Market Spotlight: Orlando

With a particular skew toward food service and hospitality jobs as well as tourism attractions and a reliance on visitors for economic activity, the Orlando market was one with some additional hurdles throughout the pandemic last year. As the calendar turned to 2021, at the national level multifamily demand continued to post impressive numbers and rent growth resurfaced. Happily, the Greater Orlando market has not been left out of this recovery.

As always, only conventional properties of at least 50 units will be included in the numbers referenced below.

New Supply and Net Absorption

Orland has continued to be a very active market for new supply. Around 4,700 new units were delivered through the first five months of the year, outpacing both the unusually low number from a COVID-affected 2020 as well as the volume of new units from the same portion of 2019. The uptick in new supply was met by very robust apartment demand. Net absorption through May of this year was double that of the same portion of 2019 after barely being in positive territory at the same time last year. All told, around 6,000 net units were absorbed from January through May of 2021. The combined impact of the new units and the net absorption was a 1.1% increase in overall average occupancy to just above 91%.

Even with large increases in demand in the top two price classes compared to 2019, Class C properties especially stood out. After net absorption of just more than 600 units through May of 2019, and barely more than 200 units last year, Class C properties absorbed almost 2,200 net units through May of this year. This resulted in an average occupancy gain of 1.7% to 93% for these properties.  The only submarket with a notable loss in rented units was the Eustis – Leesburg area, which lost just over 100 net rented units. This loss, combined with the introduction of a new property and within the context of a relatively small submarket by unit count, brought average occupancy down 11% to 88% overall.

Average Effective Rent and Concessions

Rent growth was equally as encouraging as the demand picture for Greater Orlando. Average effective rent rose by an eye-popping 6.4% through May of this year. This increase brought the average unit to $1,373 per month. By May of last year rent growth was already in negative territory for Orlando, and this year’s gain through May was more than double that of 2019. Average market rent, also referred to as asking rent, rose by 5.6%. Not only was this far better than the 1.3% retraction at the same point last year but compared very favorably to the 2.5% gain from 2019. The strong resurgence in market rent is a good sign for the area because it reflects that rent growth is not being driven only by receding concessions.

Speaking of lease concessions, the news has been positive there as well. While not the only reason for stout rent growth, a draw down both in availability and average value has undoubtedly been a major factor. The availability of discounts remained quite high compared to pre-COVID levels, but even so, the 29% decrease this year through May is nothing to sneeze at. At the close of the month, about 20% of conventional properties were offering a discount. There has also been a decrease in the average discount value, though not to the same extent. A 10% decrease brought the average concession package value to about 3 weeks off an annual lease after starting the year at 3.5 weeks off a 12-month lease.

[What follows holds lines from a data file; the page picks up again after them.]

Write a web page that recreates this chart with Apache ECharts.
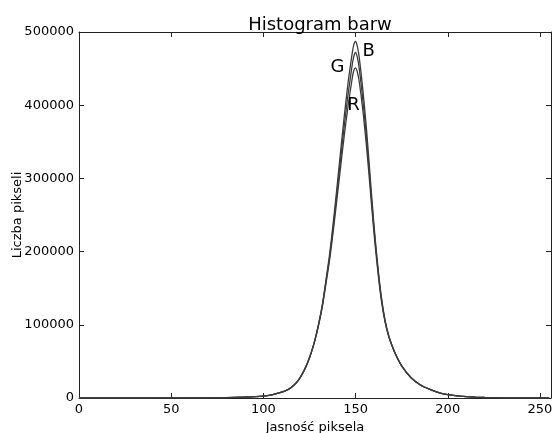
<!DOCTYPE html>
<html>
<head>
<meta charset="utf-8">
<script src="https://cdn.jsdelivr.net/npm/echarts@6/dist/echarts.min.js"></script>
<style>
  html, body { margin: 0; padding: 0; background: #fff; }
  #wykres { width: 553px; height: 433px; }
</style>
</head>
<body>
<div id="wykres"></div>
<script>
var wykres = echarts.init(document.getElementById("wykres"));

// jasnosc piksela (os x)
let jasnosc = [0, 20, 40, 60, 80, 90, 100, 104, 108, 112, 115, 118, 120, 122, 124, 126, 128, 130, 132, 134, 136, 138, 140, 142, 144, 146, 148, 149, 150, 151, 152, 154, 156, 158, 160, 162, 164, 166, 168, 170, 172, 175, 180, 185, 190, 196, 200, 205, 210, 215, 220, 230, 240, 255];

// liczba pikseli dla kanalow
let kanalR = [0, 0, 50, 200, 600, 1300, 2600, 3900, 6700, 10000, 14300, 21300, 28300, 37300, 48500, 62500, 79000, 100000, 125000, 157000, 190000, 230000, 274000, 318000, 361000, 400000, 434000, 447000, 451000, 445000, 432000, 392000, 342000, 284000, 225000, 175000, 133000, 104000, 84000, 70000, 58000, 44000, 28000, 18000, 12000, 6500, 4500, 3000, 2000, 1200, 700, 250, 80, 0];
let kanalG = [0, 0, 50, 200, 600, 1300, 2550, 3850, 6600, 9900, 14200, 21200, 28200, 37100, 48300, 62300, 79500, 101000, 126500, 160000, 194000, 236000, 282000, 329000, 375000, 416000, 452000, 466000, 472000, 465000, 450000, 406000, 354000, 292000, 231000, 179000, 136000, 105000, 84500, 70000, 58000, 44000, 28000, 18000, 12000, 6500, 4500, 3000, 2000, 1200, 700, 250, 80, 0];
let kanalB = [0, 0, 50, 200, 600, 1300, 2500, 3800, 6500, 9800, 14000, 21000, 28000, 37000, 48000, 62000, 80000, 102000, 128000, 162000, 198000, 242000, 290000, 340000, 388000, 432000, 468000, 482000, 487000, 480000, 465000, 420000, 365000, 300000, 236000, 182000, 138000, 106000, 85000, 70000, 58000, 44000, 28000, 18000, 12000, 6500, 4500, 3000, 2000, 1200, 700, 250, 80, 0];

let nazwyKanalow = ["R", "G", "B"];

function pary(xs, ys) {
  return xs.map(function (x, i) { return [x, ys[i]]; });
}

var kolorLinii = '#3c3c3c';
var czcionka = 'DejaVu Sans';

function seria(nazwa, dane, etykieta) {
  return {
    name: nazwa,
    type: 'line',
    smooth: 0.25,
    symbol: 'none',
    data: pary(jasnosc, dane),
    lineStyle: { color: kolorLinii, width: 1.3 },
    markPoint: {
      symbol: 'circle',
      symbolSize: 0,
      data: [{
        coord: etykieta,
        label: {
          show: true,
          formatter: nazwa,
          color: '#000',
          fontFamily: czcionka,
          fontSize: 18
        }
      }]
    },
    animation: false
  };
}

var osX = {
  type: 'value', min: 0, max: 256, interval: 50,
  axisLine: { onZero: false, lineStyle: { color: '#222', width: 1 } },
  axisTick: { inside: true, length: 5, lineStyle: { color: '#222' } },
  splitLine: { show: false }
};
var osY = {
  type: 'value', min: 0, max: 500000, interval: 100000,
  axisLine: { show: true, onZero: false, lineStyle: { color: '#222', width: 1 } },
  axisTick: { show: true, inside: true, length: 5, lineStyle: { color: '#222' } },
  splitLine: { show: false }
};

wykres.setOption({
  backgroundColor: '#fff',
  title: {
    text: 'Histogram barw',
    left: 315, top: 11, textAlign: 'center',
    textStyle: { fontFamily: czcionka, fontSize: 18, fontWeight: 'normal', color: '#000' }
  },
  grid: { left: 79, right: 2, top: 32, bottom: 35, outerBoundsMode: 'none', containLabel: false },
  xAxis: [
    Object.assign({}, osX, {
      position: 'bottom',
      name: 'Jasność piksela', nameLocation: 'middle', nameGap: 22,
      nameTextStyle: { fontFamily: czcionka, fontSize: 13, color: '#000' },
      axisLabel: { fontFamily: czcionka, fontSize: 13, color: '#000', margin: 5, showMaxLabel: false }
    }),
    Object.assign({}, osX, { position: 'top', axisLabel: { show: false } })
  ],
  yAxis: [
    Object.assign({}, osY, {
      position: 'left',
      name: 'Liczba pikseli', nameLocation: 'middle', nameGap: 55, nameMoveOverlap: false,
      nameTextStyle: { fontFamily: czcionka, fontSize: 13, color: '#000' },
      axisLabel: {
        fontFamily: czcionka, fontSize: 13, color: '#000', margin: 5,
        formatter: function (v) { return String(v); }
      }
    }),
    Object.assign({}, osY, { position: 'right', axisLabel: { show: false } })
  ],
  series: [
    seria(nazwyKanalow[0], kanalR, [148.9, 400000]),
    seria(nazwyKanalow[1], kanalG, [140.2, 452000]),
    seria(nazwyKanalow[2], kanalB, [157.1, 474000])
  ]
});
</script>
</body>
</html>
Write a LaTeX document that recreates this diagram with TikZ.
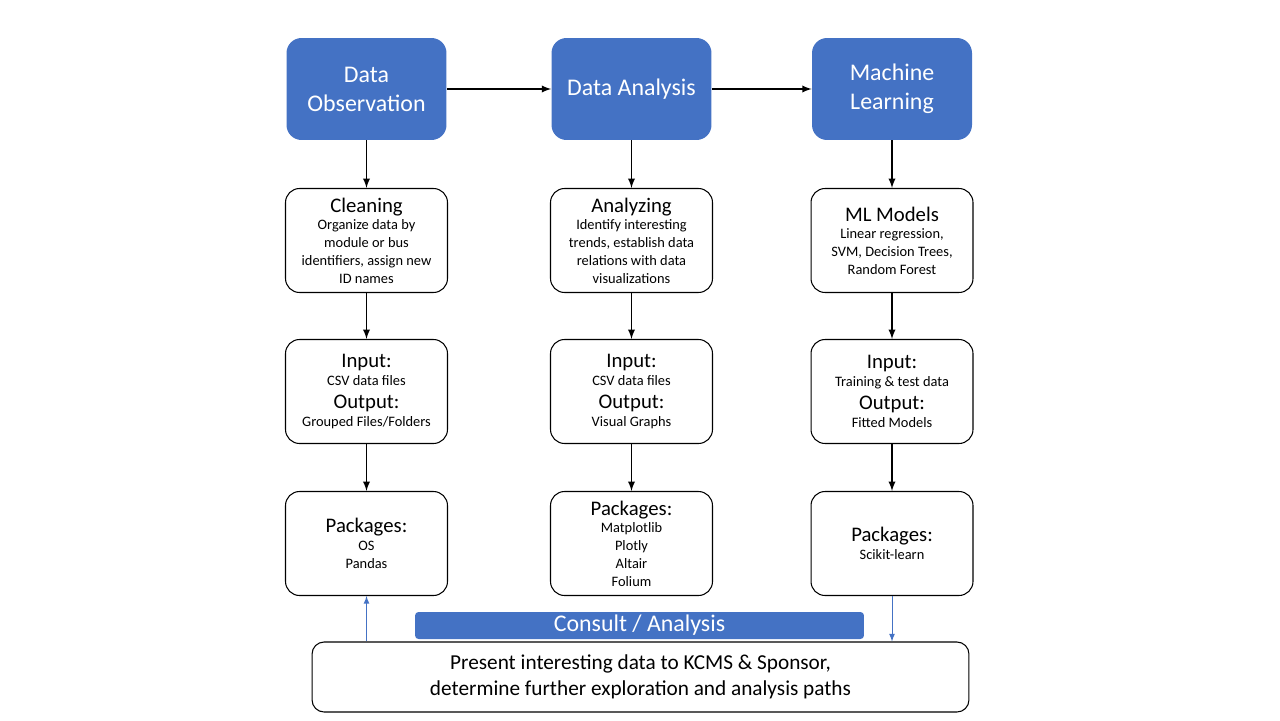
\documentclass[tikz,border=0pt]{standalone}
\usepackage{fontspec}
\setmainfont{Carlito}
\usetikzlibrary{arrows}

\definecolor{stageblue}{RGB}{68,114,196}
\newcommand\hdfont{\fontsize{13.6}{16.5}\selectfont}
\newcommand\ttlfont{\fontsize{11.8}{13}\selectfont}
\newcommand\bdfont{\fontsize{8.2}{10.1}\selectfont}
\newcommand\ftfont{\fontsize{12.1}{14.8}\selectfont}

\tikzset{
  stage/.style={fill=stageblue, rounded corners=0.3cm, text=white,
    minimum width=3.2cm, minimum height=2.04cm, text width=3.0cm,
    align=flush center, font=\hdfont, inner sep=0pt},
  task/.style={draw, line width=0.6pt, rounded corners=0.28cm,
    minimum width=3.24cm, minimum height=2.08cm, text width=3.1cm,
    align=flush center, font=\bdfont, inner sep=0pt},
  flow/.style={arrows={-latex}, line width=0.85pt},
  loopback/.style={arrows={-latex}, line width=0.5pt, draw=stageblue}
}

\begin{document}
\begin{tikzpicture}[x=0.02cm, y=-0.02cm]
\useasboundingbox (0,0) rectangle (1280,720);

% stages
\node[stage] at (366.5,89) (obs) {Data\\Observation};
\node[stage] at (631.5,89) (ana) {Data Analysis};
\node[stage] at (892,89) (ml) {Machine\\Learning};

% work done in each stage
\node[task] at (366.5,240.5) (clean) {\ttlfont Cleaning\par\bdfont Organize data by\\
  module or bus\\ identifiers, assign new\\ ID names};
\node[task] at (631.5,240.5) (study) {\ttlfont Analyzing\par\bdfont Identify interesting\\
  trends, establish data\\ relations with data\\ visualizations};
\node[task] at (892,240.5) (models) {\ttlfont ML Models\par\bdfont Linear regression,\\
  SVM, Decision Trees,\\ Random Forest};

% inputs and outputs
\node[task] at (366.5,391.5) (io1) {\ttlfont Input:\par\bdfont CSV data files\par
  \ttlfont Output:\par\bdfont Grouped Files/Folders};
\node[task] at (631.5,391.5) (io2) {\ttlfont Input:\par\bdfont CSV data files\par
  \ttlfont Output:\par\bdfont Visual Graphs};
\node[task] at (892,391.5) (io3) {\ttlfont Input:\par\bdfont Training \& test data\par
  \ttlfont Output:\par\bdfont Fitted Models};

% packages
\node[task] at (366.5,543.5) (pk1) {\ttlfont Packages:\par\bdfont OS\\ Pandas};
\node[task] at (631.5,543.5) (pk2) {\ttlfont Packages:\par\bdfont Matplotlib\\ Plotly\\
  Altair\\ Folium};
\node[task] at (892,543.5) (pk3) {\ttlfont Packages:\par\bdfont Scikit-learn};

% consulting
\node[fill=stageblue, rounded corners=2pt, text=white, minimum width=8.98cm,
  minimum height=0.54cm, inner sep=0pt, font=\fontsize{13.6}{14}\selectfont]
  at (639.5,625.5) (consult) {Consult / Analysis};
\node[draw, line width=0.6pt, rounded corners=0.24cm, minimum width=13.14cm,
  minimum height=1.4cm, align=center, font=\ftfont]
  at (640.5,677) (present) {Present interesting data to KCMS \& Sponsor,\\
  determine further exploration and analysis paths};

\draw[flow] (obs) to (ana);
\draw[flow] (ana) to (ml);

\draw[flow] (obs) to (clean);
\draw[flow] (clean) to (io1);
\draw[flow] (io1) to (pk1);
\draw[flow] (ana) to (study);
\draw[flow] (study) to (io2);
\draw[flow] (io2) to (pk2);
\draw[flow] (ml) to (models);
\draw[flow] (models) to (io3);
\draw[flow] (io3) to (pk3);

\draw[loopback] (present.north -| pk1.south) to (pk1.south);
\draw[loopback] (pk3.south) to (present.north -| pk3.south);
\end{tikzpicture}
\end{document}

Below these average numbers, some real differences exist. For example, although lease concession availability has declined across all four price classes so far this year, the Class D subset saw the average discount value increase by 36% to 3.25 weeks off an annual lease. On the rent front, average effective rent growth was progressively lower moving from Class A through Class D – with Class A rent growth topping 13% and Class D managing less than 2%.


2021 is off to a strong start for multifamily, and the Greater Orlando market has not been an exception. New supply is up slightly from recent years, but apartment demand doubled the pre-COVID mark from 2019. The impact on rent growth was profound as subsiding concessions and operators adjusting to new market conditions drove average effective rent up by more than 6% in the period.

Not all is rosy though. Some uncertainty remains around the expiration of the federal eviction moratorium and signs of continued struggles in the Class D segment have been apparent. Even so, with the traditional stronger summer months ahead and more typical economic activity resuming around the country, the Greater Orlando market appears poised to enjoy a healthy rebound in 2021.